Zdaniem oskarżyciela to Edward Dziurawiec rozszczelnił w mieszkaniu rury z gazem. Gdy zapach gazu stał się w budynku wyczuwalny, mieszkający tam z rodziną wikary Piotr Uciński (32 l.) starał się zlokalizować źródło wycieku. - Zapach był określany jako intensywny na klatce schodowej, gdzie nie mogło być żadnego źródła. Wikary sprawdził inne pomieszczenia, a potem zapukał do mieszkania oskarżonego. Przez około trzy minuty nikt nie otwierał drzwi, dopiero po tym czasie otworzył je Dziurawiec, jedynie lekko je uchylił, wystawił głowę i zapytany czy czuje gaz, zaprzeczył i zamknął drzwi. Wtedy będący z wikarym budowlaniec (w parafii był prowadzony remont zadaszenia - przyp. red.) zwrócił uwagę na niebieską taśmę, która oklejała drzwi, które otwierały się na zewnątrz. Co więcej wydawało mu się, że w momencie otwarci drzwi zapach gazu stał się intensywniejszy - opisywał chwile przed tragedią prokurator.

Odkręcił gaz, parafia eksplodowała

Probostwo dbało o stan instalacji gazowej. Była regularnie sprawdzana. Źródła gazu były cztery - piec gazowy w piwnicy, który został nieuszkodzony, jak i cała piwnica oraz trzy kuchenki w mieszkaniach. Dwie znajdowały się w drugiej części budynku, której nie zniszczyła eksplozja. - Z tamtego źródła nie wypływał gaz. W największym stopniu zostało zniszczone mieszkanie Dziurawca. W tamtym mieszkaniu znajdowała się tzw. dwuzłączka, ta została odkręcona, a biegły stwierdził, że znajdująca się w niej uszczelka została usunięta. Co więcej obok znajdował się klucz francuski, którego rozstaw odpowiadał dokładnie rozmiarowi dwuzłączki, umożliwiając jej rozkręcenie - dowodził prokurator.

Wczoraj wyjaśnienia składał oskarżony. Zostały one utajnione. Jednak do treści zeznań odnosił się w mowie końcowej zarówno prokurator, jak i obrońca Edwarda Dziurawca Michał Płowecki. Mężczyzna twierdził, że nie mógł wyczuć gazu - utrzymuje, iż z powodu zachorowania na covid stracił węch.

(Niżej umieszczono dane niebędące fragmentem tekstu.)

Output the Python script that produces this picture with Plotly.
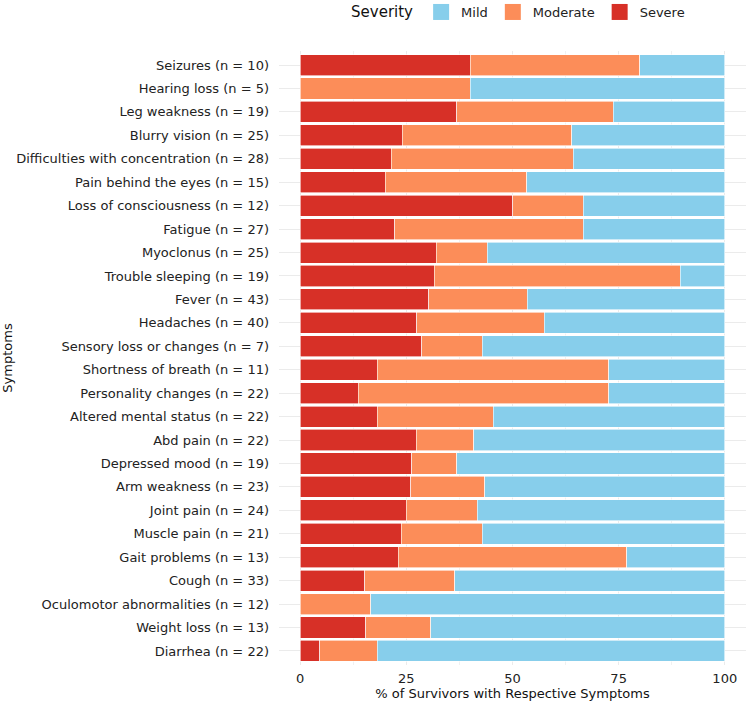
import plotly.graph_objects as go

symptoms = [
    "Seizures", "Hearing loss", "Leg weakness", "Blurry vision",
    "Difficulties with concentration", "Pain behind the eyes",
    "Loss of consciousness", "Fatigue", "Myoclonus", "Trouble sleeping",
    "Fever", "Headaches", "Sensory loss or changes", "Shortness of breath",
    "Personality changes", "Altered mental status", "Abd pain",
    "Depressed mood", "Arm weakness", "Joint pain", "Muscle pain",
    "Gait problems", "Cough", "Oculomotor abnormalities", "Weight loss",
    "Diarrhea",
]
n_total = [10, 5, 19, 25, 28, 15, 12, 27, 25, 19, 43, 40, 7, 11, 22, 22, 22,
           19, 23, 24, 21, 13, 33, 12, 13, 22]
severe_n = [4, 0, 7, 6, 6, 3, 6, 6, 8, 6, 13, 11, 2, 2, 3, 4, 6, 5, 6, 6, 5,
            3, 5, 0, 2, 1]
moderate_n = [4, 2, 7, 10, 12, 5, 2, 12, 3, 11, 10, 12, 1, 6, 13, 6, 3, 2, 4,
              4, 4, 7, 7, 2, 2, 3]
mild_n = [2, 3, 5, 9, 10, 7, 4, 9, 14, 2, 20, 17, 4, 3, 6, 12, 13, 12, 13,
          14, 12, 3, 21, 10, 9, 18]

x_ticks = [0, 25, 50, 75, 100]

labels = [f"{s} (n = {n})" for s, n in zip(symptoms, n_total)]

def pct(counts):
    return [100.0 * c / n for c, n in zip(counts, n_total)]

colors = {"Severe": "#D73027", "Moderate": "#FC8D59", "Mild": "#87CEEB"}
series = [("Severe", severe_n), ("Moderate", moderate_n), ("Mild", mild_n)]

fig = go.Figure()
for name, counts in series:
    fig.add_trace(go.Bar(
        y=labels, x=pct(counts), name=name, orientation="h",
        marker=dict(color=colors[name], line=dict(color="white", width=0.6)),
        width=0.9, showlegend=False, legendgroup=name,
    ))
# legend keys (larger square swatches, like the reference)
for name, _ in series:
    fig.add_trace(go.Scatter(
        x=[None], y=[None], mode="markers", name=name, legendgroup=name,
        marker=dict(symbol="square", size=16, color=colors[name]),
        showlegend=True, hoverinfo="skip",
    ))

N = len(labels)
fig.update_layout(
    width=747, height=706,
    margin=dict(l=279, r=1, t=51, b=41, autoexpand=False),
    barmode="stack",
    plot_bgcolor="white", paper_bgcolor="white",
    font=dict(family="DejaVu Sans", color="#222222"),
    bargap=0.1,
    legend=dict(
        orientation="h", traceorder="reversed", itemsizing="trace",
        x=0.15, xanchor="left", y=1.0635, yanchor="middle",
        title=dict(text="Severity", font=dict(size=15, color="#111111")),
        font=dict(size=13, color="#222222"),
        itemwidth=30,
    ),
    xaxis=dict(
        range=[-5, 105], tickvals=x_ticks, ticktext=[str(t) for t in x_ticks],
        showgrid=True, gridcolor="#EBEBEB", gridwidth=1, zeroline=False,
        minor=dict(dtick=12.5, tick0=0, showgrid=True, gridcolor="#F1F1F1", gridwidth=0.6),
        tickfont=dict(size=13, color="#222222"),
        ticks="", showline=False, ticklabelstandoff=4,
        title=dict(text="% of Survivors with Respective Symptoms", font=dict(size=13, color="#111111"), standoff=1),
    ),
    yaxis=dict(
        categoryorder="array", categoryarray=labels,
        range=[N - 1 + 0.6, -0.6],
        showgrid=True, gridcolor="#EBEBEB", gridwidth=1,
        tickfont=dict(size=13, color="#222222"),
        ticks="", ticklabelstandoff=9,
        title=dict(text="Symptoms", font=dict(size=13, color="#111111"), standoff=3),
    ),
)

fig.write_html("out.html")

Ponadto nie miał żadnych skrupułów, by winą za odkręcenie gazu obarczyć zmarła córkę. - Oskarżony brał leki, brał krople do nosa, był po covidzie. Mógł mieć osłabiony węch. Jeżeli nie czuł zapachu gazu, to nie mógł przewidzieć, że dojedzie do eksplozji - przekonywał sąd obrońca, który poprosił o uniewinnienie. - Każdy ze świadków inaczej odczuwał zapach gazu. Tylko jeden z nich określił go jako intensywny. W sprawie pozostaje bardzo wiele niejasności. Biegły w ustnej opinii twierdził, że jeden kurek w kuchence był odkręcony, potem potwierdził to w opinii pisemnej, a jeszcze później przypomniał sobie, że jednak ten kurek był zakręcony - dodawał mecenas Płowiecki.